Copyright © 2020 Albuquerque Journal

Some dryers, like this one for sale at Lowes, have an energy saver setting. ( Eddie Moore/Albuquerque Journal)

A few months ago, our old gas clothes dryer died.

“Let’s try to get along without a dryer, let’s put in a clothes line,” I enthusiastically said.

So, we had a clothesline put in the backyard at a cost of about $150. We hung our clothes out and they dried quickly. But the complaints began. “The clothes are wrinkled. The towels are as rough as sandpaper.”

We tried shaking the clothes out carefully before we hung them, but that didn’t help much. Neither of us likes to iron.

The whine-o-meter began running almost constantly. Before long, we were shopping for a new dryer. The compromise: “always wash clothes with cold water, try to hang most larger items like sheets and blue jeans outside, and only use the dryer once a week.”

Gas is cheaper than electricity (about 37% less), but we have solar on our roof, so it made sense to convert to electricity. For those of you who are without solar capacity, there are other reasons to change to an electric dryer. Natural gas is not a clean source of fuel. According to the Environmental Defense Fund, it has 50-60% of the CO2 emissions of oil or coal.

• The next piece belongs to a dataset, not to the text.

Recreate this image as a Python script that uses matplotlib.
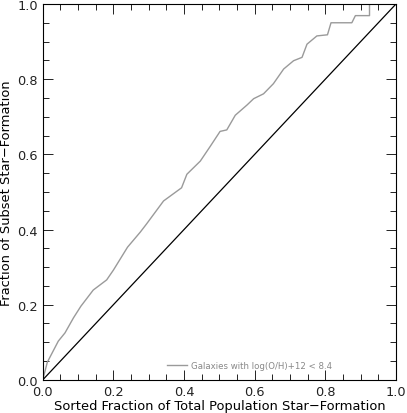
import matplotlib
matplotlib.use("Agg")
import matplotlib.pyplot as plt
from matplotlib.ticker import MultipleLocator

# cumulative fraction of subset star formation vs total population
frac_total = [0.0, 0.013, 0.044, 0.063, 0.087, 0.108, 0.143, 0.181, 0.2, 0.24,
              0.276, 0.294, 0.342, 0.393, 0.408, 0.446, 0.474, 0.502, 0.521,
              0.545, 0.578, 0.597, 0.625, 0.653, 0.682, 0.71, 0.734, 0.748,
              0.776, 0.806, 0.816, 0.875, 0.885, 0.925, 0.925, 1.0]
frac_subset = [0.0, 0.047, 0.103, 0.125, 0.165, 0.196, 0.239, 0.266, 0.292, 0.353,
               0.393, 0.415, 0.476, 0.511, 0.547, 0.582, 0.621, 0.661, 0.665,
               0.704, 0.731, 0.748, 0.761, 0.788, 0.827, 0.849, 0.858, 0.893,
               0.915, 0.918, 0.95, 0.95, 0.969, 0.969, 1.0, 1.0]
one_to_one = [0.0, 1.0]
label = "Galaxies with log(O/H)+12 < 8.4"

plt.rcParams['font.family'] = ['DejaVu Sans']

fig = plt.figure(figsize=(4.07, 4.14), dpi=100)
ax = fig.add_axes([0.105, 0.08, 0.868, 0.908])

ax.plot(frac_total, frac_subset, color='#9a9a9a', lw=1.0, label=label)
ax.plot(one_to_one, one_to_one, color='black', lw=0.9)

ax.set_xlim(0, 1)
ax.set_ylim(0, 1)
ax.xaxis.set_major_locator(MultipleLocator(0.2))
ax.xaxis.set_minor_locator(MultipleLocator(0.05))
ax.yaxis.set_major_locator(MultipleLocator(0.2))
ax.yaxis.set_minor_locator(MultipleLocator(0.05))
ax.tick_params(which='both', direction='in', top=True, right=True, width=0.7,
               labelsize=9.3, colors='#222222')
ax.tick_params(which='major', length=7)
ax.tick_params(which='minor', length=4)
ax.xaxis.set_major_formatter(plt.FormatStrFormatter('%.1f'))
ax.yaxis.set_major_formatter(plt.FormatStrFormatter('%.1f'))
for s in ax.spines.values():
    s.set_linewidth(0.8)

ax.set_xlabel('Sorted Fraction of Total Population Star\u2212Formation', fontsize=9.4, labelpad=1)
ax.set_ylabel('Fraction of Subset Star\u2212Formation', fontsize=9.4, labelpad=3)

ax.legend(loc='lower left', bbox_to_anchor=(0.33, 0.005), frameon=False,
          fontsize=6.2, handlelength=2.3, handletextpad=0.5, labelcolor='#888888')

fig.savefig('out.png', dpi=100)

Judith Polich/For the Journal

Moreover, New Mexico recently passed the Energy Transitions Act, requiring that all electric generation be 50% emission-free by 2030, 80% by 2040 and 100% by 2050.

PNM, Kit Carson and other utilities promise to beat those requirements. Luis E. Reyes Jr., CEO of Kit Carson Electric Cooperative (KCEC), recently announced, “we will achieve 100% daytime solar by 2021.”

KCEC will meet the requirements of the New Mexico Transition Act 19 years earlier than mandated, he stated. That is pretty impressive.

In 20 years or less, most of our electricity will come from clean sources. If you live up north in KCEC territory, think two years. So, it will make more and more sense to convert to electric appliances.

Another thing to consider is your dryer use. As a family of two, we rarely use our dryer more than two times a week. Our electric use is probably no more than $60 a year. According to the online Energy Use Calculator (energyusecalculator.com), the electric use of a dryer for an average family costs $100 a year. When you buy a replacement dryer that is energy efficient, you can get a $75 rebate from PNM. Most other utilities also offer rebates. Energy Star dryers are about 20% more efficient than those that are not rated.

As we work on becoming a household with a lower carbon footprint, our decisions are based on what’s practical. There are many things we can all do to cut our carbon footprint.

There are tools available that can help you compute your carbon footprint. Check out the carbon footprint calculator on the EPA website: www3.epa.gov/carbon-footprint-calculator/. It is a useful exercise and will give you lots of ideas about how you can lower your household emissions. Once you have computed your household carbon footprint, compare your footprint with those of people in other countries. Europeans typically have a carbon footprint that is about half of ours.

A clothes dryer might seem like a really small way to attack your carbon footprint, but because we all need to replace appliances periodically, it’s one thing that we can all do.

When we shopped around, the staff at Home Depot and Best Buy were very helpful. But we had to ask, “What will it cost to run this model?” “What is its efficiency rating?” They looked everything up for us.

Consider getting the most energy-efficient appliances you can afford. It is simply a mistake to think that as individuals there is very little we can do about climate change. We can’t just rely on governments to compel changes that lower our carbon footprint. There is a lot that we can do now in our individual households and that is where we need to start.